Il racconto dei superstiti che hanno raggiunto Lampeduse nelle ultime ore apre scenari terribili per il nostro Paese
La nuova frontiera dei viaggi verso le coste italiane ha fatto registrare una nuova e ancor più clamorosa novità. Se infatti l’Italia e gran parte dei Paesi europei interessati dal fenomeno, hanno iniziato una vera e propria lotta contro gli scafisti, gli ultimi sbarchi sulle coste di Lampedusa aprono le porte ad un scenario diverso e decisamente più inquietante.

Gli immigrati sono infatti in grado di mettersi in viaggio e (in alcune occasioni) di raggiungere la Sicilia e le coste italiane, anche senza l’aiuto di scafisti senza scrupoli. Il fenomeno è spiegato nel dettaglio dagli stessi superstiti, che hanno raccontato il modo in cui sono riusciti ad arrivare nel nostro Paese. Ed il racconto è davvero da brividi. Molte persone sono riuscite a raggiungere la Sicilia partendo dalla Tunisia, senza l’aiuto delle organizzazioni famose per aver organizzato le cosiddette “traversate della speranza”. Questo nuovo trend rischia di moltiplicarsi in modo netto, con conseguenze inevitabilmente negative per il nostro Pese.

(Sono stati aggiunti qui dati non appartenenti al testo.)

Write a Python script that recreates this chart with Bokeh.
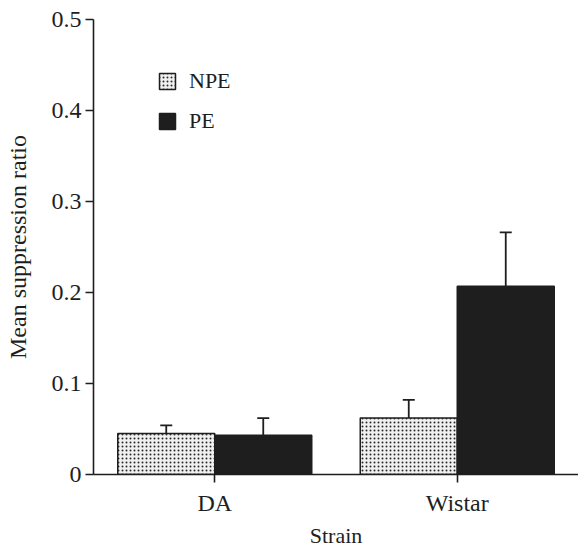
from bokeh.plotting import figure
from bokeh.models import (ColumnDataSource, FactorRange, FixedTicker, Whisker, TeeHead,
                          Legend, LegendItem, Range1d)
from bokeh.transform import dodge
from bokeh.embed import file_html
from bokeh.resources import INLINE

# ---- data ----
strains = ["DA", "Wistar"]
npe_mean = [0.045, 0.062]
npe_lower = [0.035, 0.042]
npe_upper = [0.054, 0.082]
pe_mean = [0.043, 0.207]
pe_upper = [0.062, 0.266]
y_ticks = [0, 0.1, 0.2, 0.3, 0.4, 0.5]
y_tick_labels = ["0", "0.1", "0.2", "0.3", "0.4", "0.5"]

FONT = "Liberation Serif"
DARK = "#1e1e1e"

src = ColumnDataSource(dict(strain=strains, npe=npe_mean, npe_lo=npe_lower, npe_hi=npe_upper,
                            pe=pe_mean, pe_hi=pe_upper))

p = figure(width=578, height=550, x_range=FactorRange(factors=strains, range_padding=0),
           y_range=Range1d(0, 0.5), output_backend="svg", toolbar_location=None,
           min_border_left=93, min_border_right=0, min_border_top=19, min_border_bottom=73)
p.outline_line_color = None
p.xgrid.grid_line_color = None
p.ygrid.grid_line_color = None
p.background_fill_color = "white"
p.border_fill_color = "white"

r_npe = p.vbar(x=dodge("strain", -0.2, range=p.x_range), top="npe", width=0.4, bottom=0, source=src,
               fill_color="#f0f0f0", line_color=DARK, line_width=1.5,
               hatch_pattern="dot", hatch_scale=4, hatch_weight=1.6, hatch_color="#2a2a2a")
r_pe = p.vbar(x=dodge("strain", 0.2, range=p.x_range), top="pe", width=0.4, bottom=0, source=src,
              fill_color=DARK, line_color=DARK, line_width=1.5)

w1 = Whisker(base=dodge("strain", -0.2, range=p.x_range), upper="npe_hi", lower="npe_lo", source=src,
             line_color=DARK, line_width=1.8,
             upper_head=TeeHead(size=12, line_color=DARK, line_width=1.8),
             lower_head=TeeHead(size=12, line_color=DARK, line_width=1.8))
w2 = Whisker(base=dodge("strain", 0.2, range=p.x_range), upper="pe_hi", lower="pe", source=src,
             line_color=DARK, line_width=1.8,
             upper_head=TeeHead(size=12, line_color=DARK, line_width=1.8), lower_head=None)
p.add_layout(w1)
p.add_layout(w2)

# axes
for ax in (p.xaxis[0], p.yaxis[0]):
    ax.axis_line_color = DARK
    ax.axis_line_width = 1.6
    ax.major_tick_line_color = DARK
    ax.major_tick_line_width = 1.6
    ax.minor_tick_line_color = None
    ax.major_tick_in = 0
    ax.major_label_text_font = FONT
    ax.major_label_text_font_size = "24px"
    ax.major_label_text_color = DARK
    ax.axis_label_text_font = FONT
    ax.axis_label_text_font_size = "24px"
    ax.axis_label_text_font_style = "normal"
    ax.axis_label_text_color = DARK

p.yaxis.ticker = FixedTicker(ticks=y_ticks)
p.yaxis.major_label_overrides = dict(zip(y_ticks, y_tick_labels))
p.yaxis.major_tick_out = 8
p.yaxis.major_label_standoff = 4
p.yaxis.axis_label = "Mean suppression ratio"
p.yaxis.axis_label_standoff = 18

p.xaxis.major_tick_out = 8
p.xaxis.major_label_standoff = 7
p.xaxis.axis_label = "Strain"
p.xaxis.axis_label_text_font_size = "22px"
p.xaxis.axis_label_standoff = 4

legend = Legend(items=[LegendItem(label="NPE", renderers=[r_npe]),
                       LegendItem(label="PE", renderers=[r_pe])],
                location=(64, 340), glyph_width=20, glyph_height=20, spacing=14,
                padding=0, margin=0, label_standoff=12, border_line_color=None,
                background_fill_alpha=0, label_text_font=FONT, label_text_font_size="22px",
                label_text_color=DARK)
p.add_layout(legend)

open("out.html", "w").write(file_html(p, INLINE))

Il racconto fatto da 24 dei 25 tunisini che sabato mattina sono sbarcati sulle coste di Lampedusa (dopo essere stati soccorsi in mare dalla motovedetta Sottile) è chiaro: uomini, donne e bambini si sono messi in viaggio su barchini improvvisati e di ferro, come hanno raccontato ai militari delle Fiamme Gialle, che li hanno bloccati in mare e trasferiti all’hotspot. L’imbarcazione era lunga sette metri e con un motore fuoribordo. Il racconto, riportato all’Ansa dai responsabili, è stato grosso modo questo: “La barca l’abbiamo comprata noi. Abbiamo raccolto i soldi e pagato 45 mila dinari per prendere la barca e 10 taniche, da 20 litri, di carburante. Una spesa che abbiamo diviso fra tutti noi”. E la navigazione, con a bordo anche quattro donne e un minore, è stata fatta utilizzando una bussola e uno smartphone.
Uno scenario terribile

Una situazione diversa da quella ormai conosciuta da tutti e che di solito portava questi disperati ad intraprendere questi viaggi sotto il pagamento di una somma agli scafisti (che di solito era da mille a quattromila euro). Queste dichiarazioni dimostrano che i tunisini sono in grado di raggiungere l’Italia autonomamente e attraverso spese minime (intorno ai 12.000 euro) facilmente raggiungibili dividendo l’importo tra tutti i componenti di questi viaggi. Che effettuano su quei barchini che il procuratore capo, facente funzioni, Salvatore Vella ha già definito “bare galleggianti”. Non più barche di legno, generalmente utilizzate per la pesca e quindi costruite in Cantieri Navali. Ma barchini in metallo, con motore fuoribordo, che hanno una grandissima instabilità. Natanti che quando si capovolgono, affondano velocemente proprio perché in metallo.